民法第977条 伝染病隔離者の遺言
伝染病のため行政処分によって交通を断たれた場所に在る者は、警察官一人及び証人一人以上の立会いをもって遺言書を作ることができる。
意訳
伝染病による行政処分によって隔離された人が遺言書を遺す場合は、警察官1人および証人1人以上の立会いのもと、遺言書を作衛することができる。
条文解説
遺言書には2つの方式(普通方式と特別方式)と7つの種類があります。
本条で規定されている遺言書は特別方式の一般隔絶地遺言(下の表の⑤)に関するルールです。
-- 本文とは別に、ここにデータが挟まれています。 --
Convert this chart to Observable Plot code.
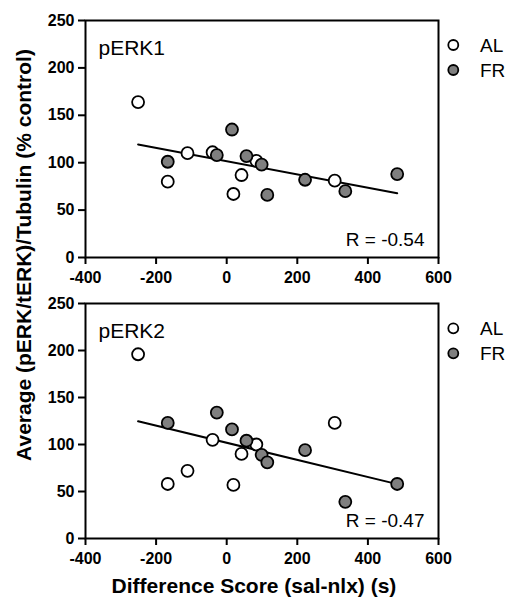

伝染病によって一般社会との交通が断たれた場所に隔離をされた人は、公正証書遺言を遺したくても公証役場に行けないため、これを遺すことはできません。
そこで、これに代わって警察官1人と証人1人以上の立会いによって作成できるようにしたものが「隔離地遺言」です。
この隔絶地遺言は伝染病による隔離に限らず、自然災害などで交通を断たれた場所にいる人や刑務所に入っている服役囚も遺すことができます。
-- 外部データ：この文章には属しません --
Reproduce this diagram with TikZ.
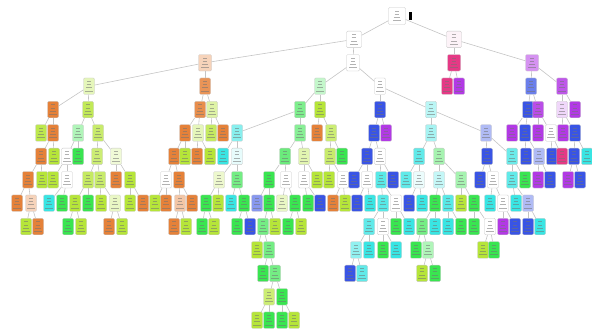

なお、作成時に警察官の立会いがあるため、家庭裁判所による確認(民法第976条4項など)は不要とされていますが、遺言書執行時には家庭裁判所による検認の手続きは必要となります。
関連条文
民法第976条 死亡の危急に迫った者の遺言
第4項
(前略)遺言の日から二十日以内に、証人の一人又は利害関係人から家庭裁判所に請求してその確認を得なければ、その効力を生じない。